What To Watch After You Trade
- Check your old loan online twice a week until it shows a zero balance.
- Cancel any gap or service products tied to the old VIN if refunds apply.
- Ask the lender to mail a paid-in-full letter for your records.
Alternatives If The Numbers Don’t Work
If the payment on the next car climbs too much with a rolled shortfall, switch tactics. Keep the current car and snowball payments to kill the balance faster, refinance to a shorter term, or sell private party and apply cash to the next purchase.
Leasing To Bridge A Gap
A lease can lower the payment, but it doesn’t carry trade value later. If you need an exit from a large shortfall today, confirm how a lease handles any debt carried in—you don’t want a surprise at turn-in.
Checklist: Make A Financed Trade Work For You
- Pull a written payoff that matches the funding date.
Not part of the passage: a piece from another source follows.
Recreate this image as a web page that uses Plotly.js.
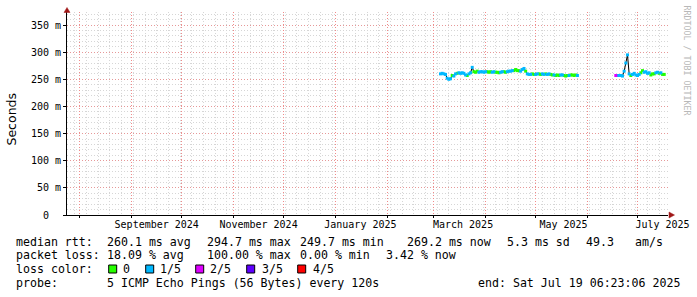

- Verify trade value with guides and instant offers.
- Confirm state tax treatment of trades to see the true out-the-door number.
- Keep price, trade, and financing as separate talks.
- Decline products you don’t want; buy only what adds clear value to you.
- Track the old loan until it hits zero and the title or release arrives.
Timing Gaps And Credit Safeguards
Ask the store for written proof of payoff submission and a date stamp. Set account alerts and keep a cushion in your checking account in case an auto-debit posts before the lender records the payoff. If a payment pulls, request a refund once the balance reaches zero.
If the title sits with a state agency or an electronic system, releases can lag behind payment. Save the buyer’s order, bill of sale, and any payoff receipt in one folder so you can resolve any DMV or lender hiccups fast.